Another nice thing is that it’s a smaller ecosystem — so what’s published is less noisy and high-quality compared to the general research landscape where 90% of papers only work under narrow conditions.

So I was surprised by the quality of open artifacts and how much they derisk the enterprise.

Danny: In terms of public investments — what would you ideally want to see from the political system, not just in Switzerland?

Antoine: There’s what I’d wish for and what’s possible. But I’ll say the ideal:

We need to be able to keep designing and training fully open models that are — if not at the same level as the frontier — very close. And as the frontier expands, we need the capacity to train open models at that level.

You’re forced to think five years ahead — the timescale for infrastructure investment. And we are running out of human data. Synthetic data becomes super promising.

Whoever has the best synthetic data in the years to come is probably the entity that can train the best models. And the best synthetic data comes from the biggest models.

You don’t need efficient models for generating synthetic data — you can sacrifice efficiency for quality. That still pushes toward training absolutely massive models — 10× larger than the biggest today. Think trillions of parameters.

To train those, you will need very large-scale infrastructure.

Whether that’s possible politically is another question.
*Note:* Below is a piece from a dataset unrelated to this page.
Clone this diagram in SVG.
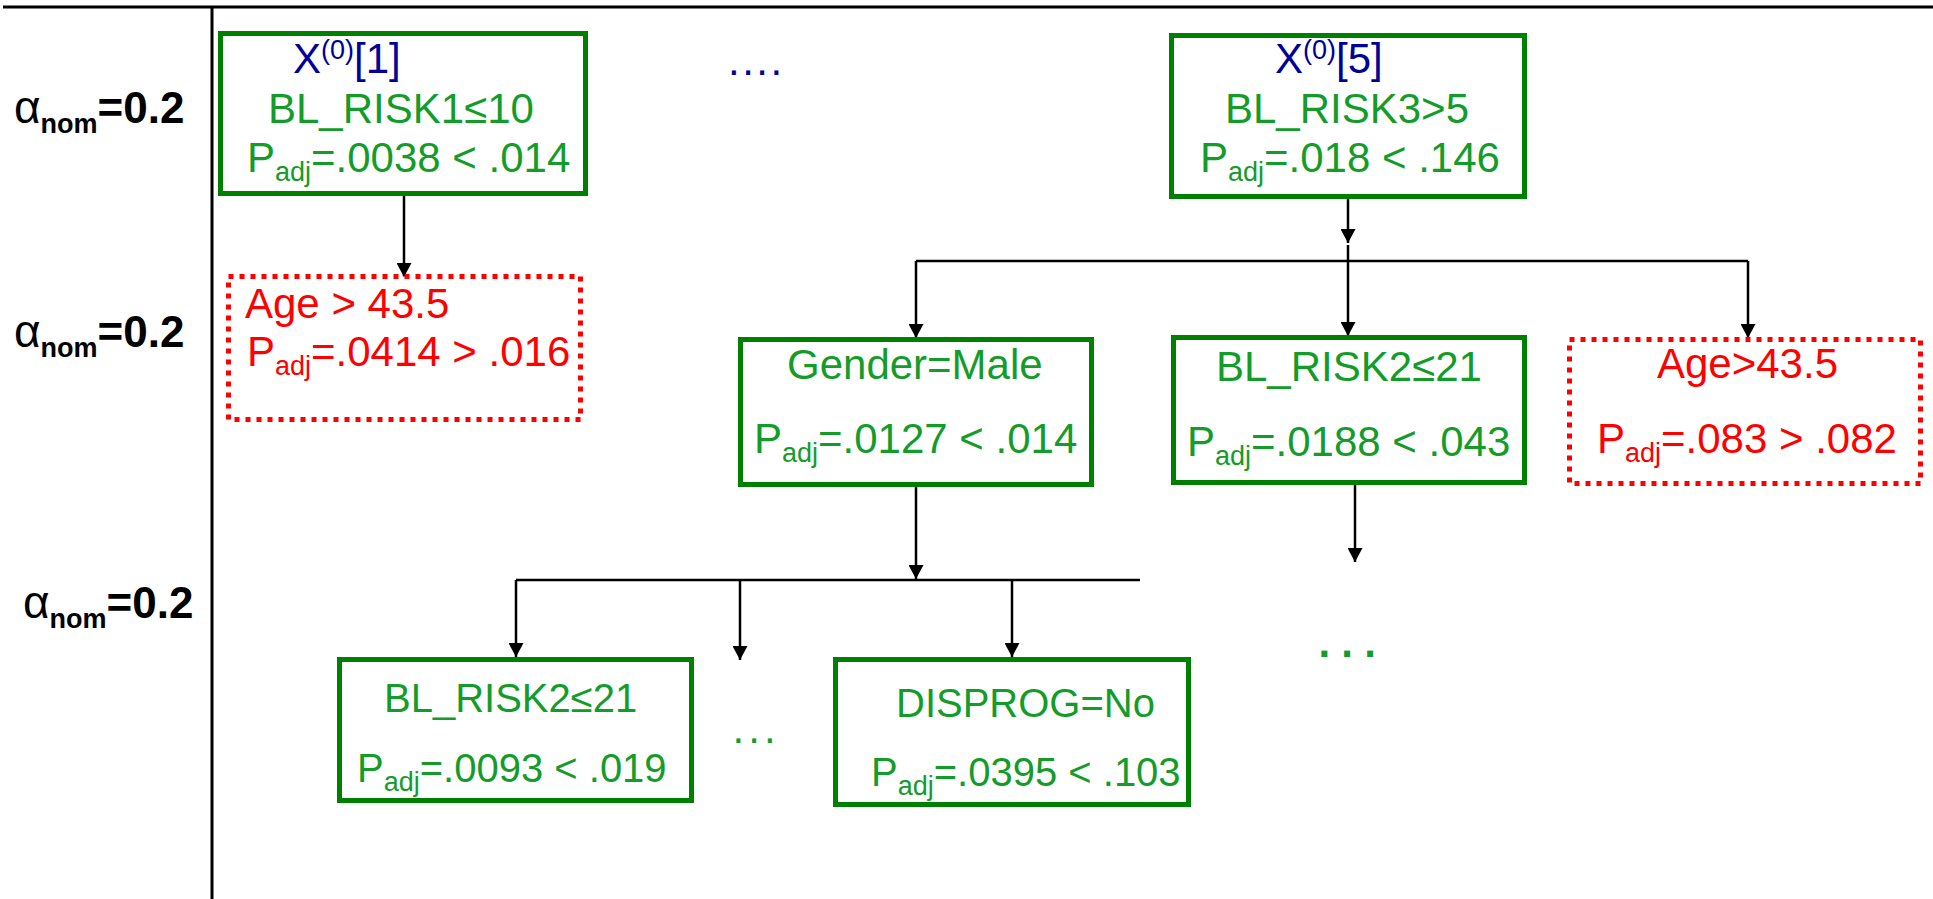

But it’s what’s needed to avoid surrendering capability to a handful of private companies.

This requires substantial investment, will, and coordination. But it’s not impossible.

Danny: It seems an oddly consequential variable is whether we can geographically distribute these clusters for political-economy reasons. If we can, a lot becomes easier. If we can’t, and they must be colocated, it’s harder.

Antoine: This is a very important question. Politically, distributing clusters is more digestible — and that’s the current European model with gigafactories of 10–25k GPUs each.

But from a training-paradigm perspective, it’s limiting. I don’t think we could train a model 100× the size of Apertus by fully using 10 supercomputing centers across different countries with today’s paradigm.

So the question becomes: can research advance enough to create viable solutions for multi-node, cross-data-center training?

Within a single cluster, communication is the bottleneck. Cross-node communication is slow. Cross-data-center communication would be far slower. You’d need a new training paradigm.

One approach is training slightly different models in each data center and merging them. But that doesn’t scale the model size.

There are smaller-scale attempts at decentralized training, but I don’t think they adapt well to this case.

Absent advances, the only way to scale models is by having a single very large data center. And that’s politically hard. And environmentally hard. You need massive power, cooling, renewable energy. Only a few places could support a 5-gigawatt data center without ecological disruption.

Danny: What should I have asked but didn’t?

Antoine: I think we hit most points. But another reason to have these models is the sovereign aspect. I don’t think every country needs its own model from scratch — but they do need representation in how models are designed and trained. The best way to be represented is to be a player.

Surrendering all AI development to a few big players because they have an advantage is shortsighted. The winners of the next computing revolution are typically the winners of the previous one.

The biggest players in LLMs today — Google, Microsoft, Meta — invested heavily in cloud in the early 2010s. Those that didn’t invest were behind for GenAI. And the winners of cloud were the winners of the web.

If countries want to build innovation ecosystems for future computing revolutions, they need to invest in the one happening now — or they surrender future growth, taxation, and sovereign capacity to companies that already exist.

Open models are closing the gap with frontier models. Public institutions can make large-scale investments to close it further.

And we’re on the verge of a paradigm shift: the ChatGPT era is ending; reasoning models and agentic AI are coming. Now is a great time to get into the driver’s seat.

Danny: Brilliant. With that, Antoine, thank you so much.

Antoine: Thanks for having me. It was really fun to talk about this stuff.